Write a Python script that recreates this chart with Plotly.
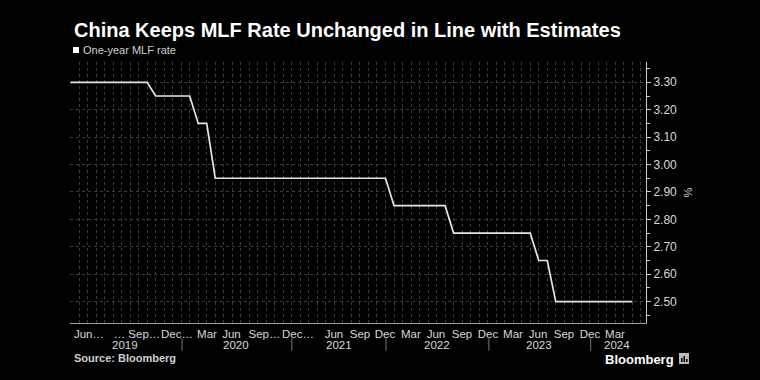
import plotly.graph_objects as go

# One-year MLF rate, one value per observation (x = observation index)
rate = [3.30, 3.30, 3.30, 3.30, 3.30, 3.30, 3.30, 3.30, 3.30, 3.30,
        3.25, 3.25, 3.25, 3.25, 3.25,
        3.15, 3.15,
        2.95, 2.95, 2.95, 2.95, 2.95, 2.95, 2.95, 2.95, 2.95, 2.95,
        2.95, 2.95, 2.95, 2.95, 2.95, 2.95, 2.95, 2.95, 2.95, 2.95, 2.95,
        2.85, 2.85, 2.85, 2.85, 2.85, 2.85, 2.85,
        2.75, 2.75, 2.75, 2.75, 2.75, 2.75, 2.75, 2.75, 2.75, 2.75,
        2.65, 2.65,
        2.50, 2.50, 2.50, 2.50, 2.50, 2.50, 2.50, 2.50, 2.50, 2.50]
obs = list(range(len(rate)))

# month tick labels (as drawn, with Bloomberg's truncation marks)
tick_pos = [2.17, 7.81, 12.51, 16.03, 18.91, 22.79, 26.72, 30.95, 34.0, 36.94,
            39.99, 42.93, 45.98, 49.04, 51.98, 54.92, 57.97, 61.02, 63.96]
tick_text = ["Jun…", "… Sep…", "Dec…", "Mar", "Jun", "Sep…", "Dec…", "Jun", "Sep", "Dec",
             "Mar", "Jun", "Sep", "Dec", "Mar", "Jun", "Sep", "Dec", "Mar"]

years = ["2019", "2020", "2021", "2022", "2023", "2024"]
year_pos = [6.40, 19.44, 31.48, 43.05, 55.03, 64.25]
year_sep = [13.1, 26.0, 37.06, 49.15, 61.1]

y_ticks = [2.50, 2.60, 2.70, 2.80, 2.90, 3.00, 3.10, 3.20, 3.30]

FONT = "Liberation Sans, Roboto, sans-serif"
GRID = "#3a3a3a"

fig = go.Figure()
fig.add_trace(go.Scatter(x=obs, y=rate, mode="lines",
                         line=dict(color="#e6e6e6", width=1.7),
                         name="One-year MLF rate", showlegend=False,
                         hoverinfo="skip"))

fig.update_layout(
    width=760, height=380,
    margin=dict(l=70, r=114, t=62, b=57),
    paper_bgcolor="#000000", plot_bgcolor="#000000",
    font=dict(family=FONT, color="#d9d9d9", size=12),
    showlegend=False,
)

fig.update_xaxes(
    range=[-0.06, 67.6],
    tickmode="array", tickvals=tick_pos, ticktext=tick_text, tickangle=0,
    ticks="", showgrid=False, zeroline=False,
    showline=True, linecolor="#9a9a9a", linewidth=1,
    tickfont=dict(family=FONT, size=11.5, color="#d9d9d9"),
    minor=dict(tickmode="linear", tick0=0, dtick=1, showgrid=True,
               gridcolor=GRID, griddash="dot", gridwidth=1, ticks=""),
)

fig.update_yaxes(
    side="right", range=[2.422, 3.374],
    tickmode="array", tickvals=y_ticks, tickformat=".2f",
    ticks="outside", ticklen=4, tickcolor="#cccccc",
    showgrid=True, gridcolor=GRID, griddash="dot", gridwidth=1,
    zeroline=False, showline=True, linecolor="#cccccc", linewidth=1,
    tickfont=dict(family=FONT, size=12, color="#d9d9d9"),
    title=dict(text="%", font=dict(family=FONT, size=11, color="#d9d9d9"), standoff=8),
    minor=dict(tickmode="linear", tick0=2.45, dtick=0.1, ticks="outside",
               ticklen=3, tickcolor="#cccccc", showgrid=False),
)

annotations = []
for label, pos in zip(years, year_pos):
    annotations.append(dict(x=pos, y=-0.084, xref="x", yref="paper", text=label,
                            showarrow=False, yanchor="middle", xanchor="center",
                            font=dict(family=FONT, size=11.5, color="#d9d9d9")))
shapes = []
for pos in year_sep:
    shapes.append(dict(type="line", xref="x", yref="paper", x0=pos, x1=pos,
                       y0=-0.058, y1=-0.106, line=dict(color="#777777", width=1)))

# title, legend, source, logo (placed in pixels, converted below)
annotations += [
    dict(x=72, y=30, text="<b>China Keeps MLF Rate Unchanged in Line with Estimates</b>",
         showarrow=False, xanchor="left", yanchor="middle",
         font=dict(family=FONT, size=20, color="#ffffff")),
    dict(x=81, y=50, text="One-year MLF rate", showarrow=False, xanchor="left", yanchor="middle",
         font=dict(family=FONT, size=11, color="#d0d0d0")),
    dict(x=72, y=358, text="<b>Source: Bloomberg</b>", showarrow=False, xanchor="left", yanchor="middle",
         font=dict(family=FONT, size=11, color="#d0d0d0")),
    dict(x=676, y=359, text="<b>Bloomberg</b>", showarrow=False, xanchor="right", yanchor="middle",
         font=dict(family=FONT, size=13, color="#ffffff")),
]
plot_l, plot_t, plot_w, plot_h = 70, 62, 576, 261
for a in annotations[len(years):]:
    a["xref"] = "paper"; a["yref"] = "paper"
    a["x"] = (a["x"] - plot_l) / plot_w
    a["y"] = 1 - (a["y"] - plot_t) / plot_h

def px_rect(x0, y0, x1, y1, **kw):
    return dict(type="rect", xref="paper", yref="paper",
                x0=(x0 - plot_l) / plot_w, x1=(x1 - plot_l) / plot_w,
                y0=1 - (y0 - plot_t) / plot_h, y1=1 - (y1 - plot_t) / plot_h, **kw)

shapes.append(px_rect(73, 47, 79, 53, fillcolor="#ffffff", line=dict(width=0)))
shapes.append(px_rect(679, 353, 689, 364, fillcolor="#bbbbbb", line=dict(width=0)))
for bx0, by0 in [(681, 358), (683.5, 356), (686, 359)]:
    shapes.append(px_rect(bx0, by0, bx0 + 1.5, 362, fillcolor="#000000", line=dict(width=0)))

fig.update_layout(annotations=annotations, shapes=shapes)
fig.write_html("out.html", config={"displayModeBar": False},
               post_script="document.body.style.margin='0';document.body.style.background='#000';")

== REQUIREMENTS ==
Copy out every line of the listing that contains the string "with".

== TASK SOLUTION ==
Write a Python script that recreates this chart with Plotly.
# month tick labels (as drawn, with Bloomberg's truncation marks)
    dict(x=72, y=30, text="<b>China Keeps MLF Rate Unchanged in Line with Estimates</b>",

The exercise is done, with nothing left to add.